Thursday, 1 March 2012

Match everything...except!

Micro-post:

I was truly shocked to find today that in JavaScript regular expressions, . (the decimal point) doesn't do what I thought it did. I thought . meant "match any character." You too? Yeah. But it doesn't. Specifically, . doesn't match line terminators (so, \r, \n, \u2028, and \u2029). From Section 15.10.2.8:

The production Atom :: . evaluates as follows:

  1. Let A be the set of all characters except LineTerminator.
  2. Call CharacterSetMatcher(A, false) and return its Matcher result.

...which if you spend really quite a long time looking tells you that . matches anything but line terminators.

Maybe I'm just parading my ignorance here, but I would have thought that absent the "multiline" flag or something, . matched everything.

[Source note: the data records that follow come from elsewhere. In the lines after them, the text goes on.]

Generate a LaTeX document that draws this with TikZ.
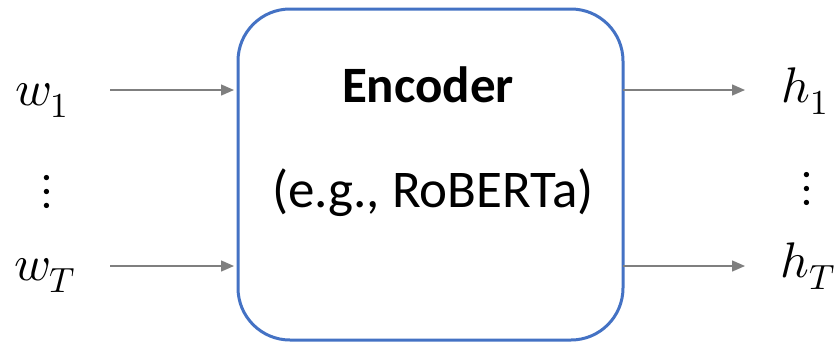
\documentclass[tikz,border=0pt]{standalone}
\usepackage{fontspec}
\usepackage{unicode-math}
\setmainfont{Carlito}
\setmathfont{Latin Modern Math}
\usetikzlibrary{arrows.meta}
\definecolor{encblue}{HTML}{4472C4}
\definecolor{arrowgray}{HTML}{7F7F7F}
\begin{document}
\begin{tikzpicture}[x=1pt,y=-1pt,
  encbox/.style={draw=encblue,line width=3pt,rounded corners=52pt,fill=white},
  flow/.style={draw=arrowgray,line width=1.4pt,-{Triangle[length=13pt,width=11pt]}},
  sym/.style={inner sep=0pt,anchor=base west,font=\fontsize{50}{56}\selectfont},
  dotcol/.style={inner sep=0pt,font=\fontsize{50}{54}\selectfont}]
\useasboundingbox (0,0) rectangle (835,349);
% encoder block
\draw[encbox] (238,9) rectangle (623,340);
\node[inner sep=0pt,anchor=base,font=\fontsize{51}{58}\bfseries\selectfont] (enc) at (428,102) {Encoder};
\node[inner sep=0pt,anchor=base,font=\fontsize{53}{60}\selectfont] (ex) at (433,207) {(e.g., RoBERTa)};
% boundary points on the block
\coordinate (in1) at (234,90);
\coordinate (inT) at (234,266);
\coordinate (out1) at (623,90);
\coordinate (outT) at (623,266);
% inputs
\node[sym] (w1) at (15,105) {$w_1$};
\node[sym] (wT) at (14,280) {$w_T$};
\node[dotcol] (ld) at (47,192) {$\vdots$};
% outputs
\node[sym] (h1) at (781,102) {$h_1$};
\node[sym] (hT) at (780,277) {$h_T$};
\node[dotcol] (rd) at (807,189) {$\vdots$};
% connectors
\coordinate (s1) at (110,90);
\coordinate (sT) at (110,266);
\coordinate (t1) at (745,90);
\coordinate (tT) at (745,266);
\draw[flow] (s1) -- (in1);
\draw[flow] (sT) -- (inT);
\draw[flow] (out1) -- (t1);
\draw[flow] (outT) -- (tT);
\end{tikzpicture}
\end{document}
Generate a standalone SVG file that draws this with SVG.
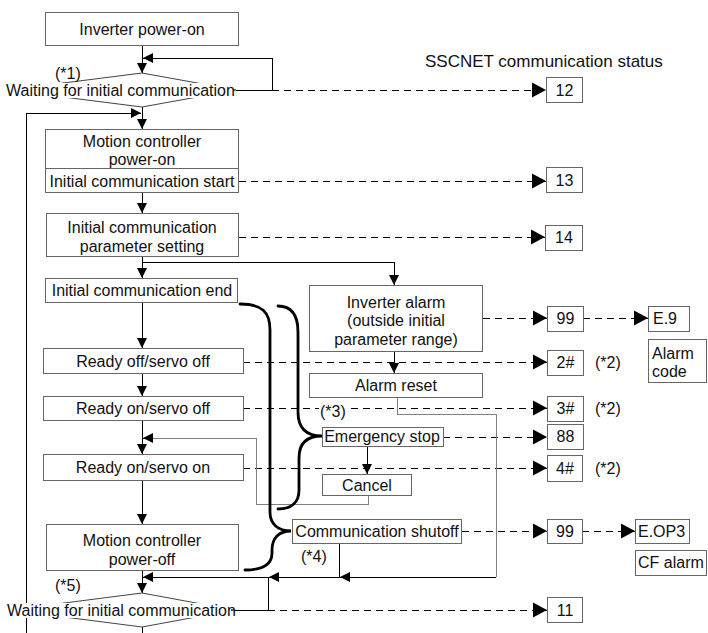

Nope. If you want to do that, use [\s\S] (e.g., everything that either is or isn't whitespace).

Happy coding!

2 comments:

Petr 'PePa' Pavel said...

I won't pretend I knew but I with my experience of PHP/PCRE, I would have suspected that new lines could be treated differently.

And there's more:
http://php.net/manual/en/reference.pcre.pattern.modifiers.php

I wonder if for example, the PCRE_MULTILINE switch isn't another potential trap in JavaScript regular expressions. I'm mixing PHP and JS but you get the point, right.

T.J. Crowder said...

That's what I meant about "absent the 'multiline' flag or something" (JavaScript's multiline flag is pretty much like PHP's and Perl's).